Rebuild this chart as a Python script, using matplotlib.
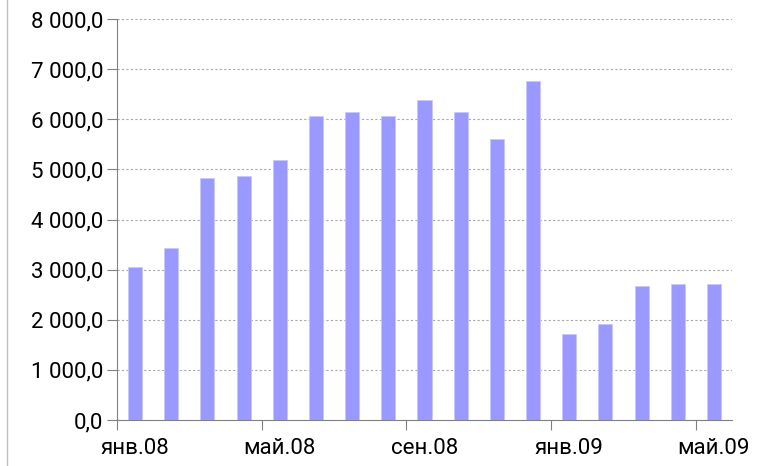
import numpy as np
import matplotlib.pyplot as plt
from matplotlib.ticker import FuncFormatter

months = ['янв.08', 'фев.08', 'мар.08', 'апр.08', 'май.08', 'июн.08', 'июл.08', 'авг.08',
          'сен.08', 'окт.08', 'ноя.08', 'дек.08', 'янв.09', 'фев.09', 'мар.09', 'апр.09', 'май.09']
values = [3050, 3440, 4830, 4870, 5190, 6070, 6150, 6070, 6390, 6150, 5610, 6770,
          1710, 1910, 2670, 2710, 2710]

plt.rcParams['font.family'] = ['Roboto', 'DejaVu Sans']

fig = plt.figure(figsize=(7.63, 4.66), dpi=100)
ax = fig.add_axes([117/763, 46/466, 615/763, 401/466])

x = np.arange(len(values))
ax.bar(x, values, width=0.39, color='#9999ff', edgecolor='#c8c8ff', linewidth=0.6, zorder=3)

ax.set_xlim(-0.5, len(values) - 0.5)
ax.set_ylim(0, 8000)
ax.set_yticks(np.arange(0, 8001, 1000))
ax.yaxis.set_major_formatter(FuncFormatter(
    lambda v, p: '{:,.1f}'.format(v).replace(',', ' ').replace('.', ',')))
ax.grid(axis='y', linestyle=(0, (2, 2)), color='#a8a8a8', linewidth=0.8, zorder=0)

# ticks at category boundaries, labels centred on every 4th bar
ax.set_xticks(np.arange(-0.5, len(values), 4))
ax.set_xticklabels([])
ax.set_xticks(x[::4], minor=True)
ax.set_xticklabels([months[i] for i in x[::4]], minor=True)
ax.tick_params(axis='x', which='minor', length=0, pad=13, labelsize=16)
ax.tick_params(axis='x', which='major', length=7, direction='out', color='#808080')
ax.tick_params(axis='y', length=7, direction='out', color='#808080', labelsize=16, pad=3)

for s in ['top', 'right']:
    ax.spines[s].set_visible(False)
for s in ['left', 'bottom']:
    ax.spines[s].set_color('#808080')

fig.add_artist(plt.Line2D([7/763, 7/763], [0, 1], color='#c0c0c0', linewidth=1,
                          transform=fig.transFigure))

fig.savefig('out.png', dpi=100)
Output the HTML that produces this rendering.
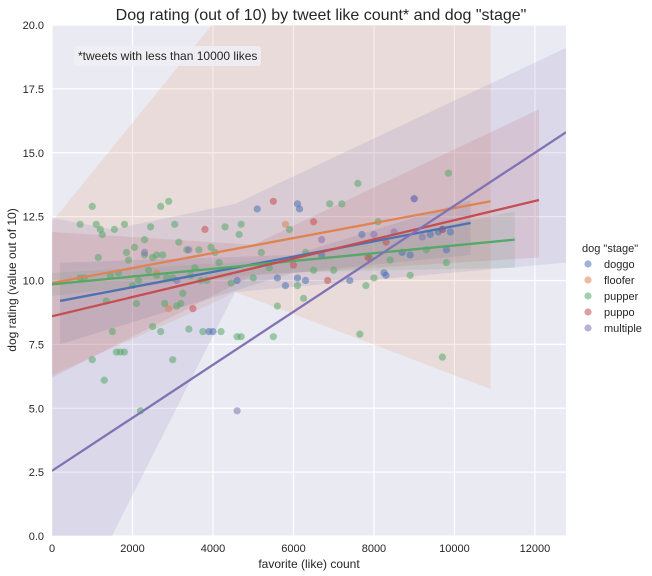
<!DOCTYPE html>
<html><head><meta charset="utf-8"><style>
html,body{margin:0;padding:0;background:#fff;overflow:hidden;width:652px;height:576px;font-family:"Liberation Sans",Arial,sans-serif;}
svg{display:block;}
svg text{font-family:"Liberation Sans",Arial,sans-serif;}
</style></head><body>
<svg id="chart" width="652" height="576">
<defs><clipPath id="clip"><rect x="52" y="25" width="514" height="511"/></clipPath></defs>
<rect x="52" y="25" width="514" height="511" fill="#eaeaf2"/>
<g id="grid"></g>
<g id="bands" clip-path="url(#clip)"></g>
<g id="pts" clip-path="url(#clip)"></g>
<g id="lines" clip-path="url(#clip)"></g>
<g id="axes"></g>
<text x="321" y="20" text-anchor="middle" font-size="16" fill="#262626">Dog rating (out of 10) by tweet like count* and dog "stage"</text>
<rect x="74" y="46" width="187" height="20" rx="3" fill="#eeeef4" opacity="0.85"/>
<text x="78" y="60" font-size="12" fill="#262626">*tweets with less than 10000 likes</text>
<text x="309" y="568" text-anchor="middle" font-size="12" fill="#262626">favorite (like) count</text>
<text transform="translate(16,280) rotate(-90)" text-anchor="middle" font-size="12" fill="#262626">dog rating (value out of 10)</text>
<g id="legend"></g>
</svg>
<script>
const xTicks=[0,2000,4000,6000,8000,10000,12000];
const yTicks=[0,2.5,5,7.5,10,12.5,15,17.5,20];
const seriesNames=["doggo","floofer","pupper","puppo","multiple"];
const colors=["#4c72b0","#dd8452","#55a868","#c44e52","#8172b3"];
const doggoFav=[3900,4000,5100,5600,6100,6100,6150,6300,6700,7400,7700,8300,8700,8900,9000,9400,9600,9700,9800,9900,8250,4600,5800];
const doggoRating=[8.0,8.0,12.8,10.1,10.1,13.0,12.8,10.0,11.0,10.0,11.8,10.2,11.1,11.0,13.2,11.8,11.9,12.0,11.2,11.9,10.3,10.0,9.8];
const flooferFav=[2600,5800,2900];
const flooferRating=[10.3,12.2,8.9];
const pupperFav=[700,800,1100,1150,1200,1250,1350,1450,1550,1650,1800,1850,1900,2000,2050,2150,2200,2300,2400,2450,2500,2600,2700,2750,2800,2850,2900,3000,3050,3150,3250,3350,3450,3550,3650,3750,3850,3950,4050,4150,4300,4450,4600,4650,4700,5000,5200,5400,5600,5900,6300,6500,6900,7000,7200,7600,7650,7900,8000,8100,8400,8900,9300,9700,9800,9850,700,1300,1500,2300,2700,3000,3200,1000,1600,2100,2500,3400,3700,4200,4700,5500,7800,1000,1800,2600,3100,1700,6250,6100];
const pupperRating=[12.2,10.1,12.2,10.9,12.0,11.8,9.2,10.2,12.0,10.3,12.2,11.1,10.8,9.8,11.3,10.0,4.9,11.6,10.4,12.1,10.9,10.2,12.9,11.0,9.1,10.1,13.1,10.1,12.2,11.5,9.5,11.2,10.2,10.5,11.2,8.0,10.0,11.3,11.1,10.7,12.1,9.9,7.8,11.8,12.2,10.1,11.1,10.5,9.0,12.0,11.1,10.4,13.0,10.4,13.0,13.8,7.9,10.9,10.1,12.3,10.8,10.2,11.2,7.0,10.7,14.2,10.1,6.1,8.0,11.0,8.0,6.9,9.1,6.9,7.2,9.1,8.2,8.1,10.0,8.0,7.8,7.8,9.8,12.9,7.2,11.0,9.0,7.2,9.3,9.8];
const puppoFav=[3500,5500,6000,6500,6850,7850,8300,9700,3800];
const puppoRating=[8.9,13.1,10.6,12.3,10.0,10.9,11.5,12.0,12.0];
const multipleFav=[2300,3100,4600,8500,9000,9200,8000,6700,3400];
const multipleRating=[11.1,10.0,4.9,11.9,13.2,11.7,11.8,11.6,11.2];
const lineStart=[[200,9.2],[0,9.9],[0,9.85],[0,8.6],[0,2.55]];
const lineEnd=[[10400,12.25],[10900,13.1],[11500,11.6],[12100,13.15],[12770,15.8]];
const bandX=[[200,6000,10400],[0,3975,4550,10900],[0,5500,11500],[0,5000,12100],[0,1490,4550,12770]];
const bandLow=[[7.5,10.3,11.0],[6.3,9.1,9.55,5.75],[9.4,10.3,10.5],[6.2,10.2,10.9],[-3,0,9.55,10.7]];
const bandHigh=[[10.7,11.0,13.15],[12.3,20,21,40],[10.3,10.8,12.7],[11.9,11.4,16.7],[12.45,12.0,13.0,19.1]];
const X=v=>52+v*0.040245, Y=v=>536-v*25.55;
const NS="http://www.w3.org/2000/svg";
function mk(p,t,a){const e=document.createElementNS(NS,t);for(const k in a)e.setAttribute(k,a[k]);p.appendChild(e);return e;}
const grid=document.getElementById('grid'),axes=document.getElementById('axes');
xTicks.forEach(t=>{const l=mk(grid,'line',{x1:X(t),x2:X(t),y1:25,y2:536,stroke:'#fff','stroke-width':1.2});


const tx=mk(axes,'text',{x:X(t),y:552,'text-anchor':'middle','font-size':11,fill:'#262626'});tx.textContent=t;

});
yTicks.forEach(t=>{const l=mk(grid,'line',{x1:52,x2:566,y1:Y(t),y2:Y(t),stroke:'#fff','stroke-width':1.2});


const tx=mk(axes,'text',{x:44,y:Y(t)+4,'text-anchor':'end','font-size':11,fill:'#262626'});tx.textContent=t.toFixed(1);

});
const bands=document.getElementById('bands');
seriesNames.forEach((s,i)=>{const xs=bandX[i];let pts=xs.map((x,j)=>X(x)+','+Y(bandHigh[i][j]));
for(let j=xs.length-1;j>=0;j--)pts.push(X(xs[j])+','+Y(bandLow[i][j]));
const p=mk(bands,'polygon',{points:pts.join(' '),fill:colors[i],'fill-opacity':0.15});

});
const ptsG=document.getElementById('pts');
const favs=[doggoFav,flooferFav,pupperFav,puppoFav,multipleFav],rats=[doggoRating,flooferRating,pupperRating,puppoRating,multipleRating];
[2,0,1,3,4].forEach(i=>{favs[i].forEach((f,j)=>{const c=mk(ptsG,'circle',{cx:X(f),cy:Y(rats[i][j]),r:3.6,fill:colors[i],'fill-opacity':0.55});

});});
const linesG=document.getElementById('lines');
seriesNames.forEach((s,i)=>{const l=mk(linesG,'line',{x1:X(lineStart[i][0]),y1:Y(lineStart[i][1]),x2:X(lineEnd[i][0]),y2:Y(lineEnd[i][1]),stroke:colors[i],'stroke-width':2.3});

});
const lg=document.getElementById('legend');
const lt=mk(lg,'text',{x:582,y:252,'font-size':11,fill:'#262626'});lt.textContent='dog "stage"';


seriesNames.forEach((s,i)=>{const y=268+i*16;
const c=mk(lg,'circle',{cx:588,cy:y-4,r:3.6,fill:colors[i],'fill-opacity':0.55});


const t=mk(lg,'text',{x:604,y:y,'font-size':11,fill:'#262626'});t.textContent=s;

});
</script>
</body></html>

WHAT IS ASKED: Begin at the first line of the data above and repeat each line exactly, stopping after the line containing "from matplotlib.ticker import FuncFormatter". Omit the pictures.

THE OUTPUT:
Rebuild this chart as a Python script, using matplotlib.
import numpy as np
import matplotlib.pyplot as plt
from matplotlib.ticker import FuncFormatter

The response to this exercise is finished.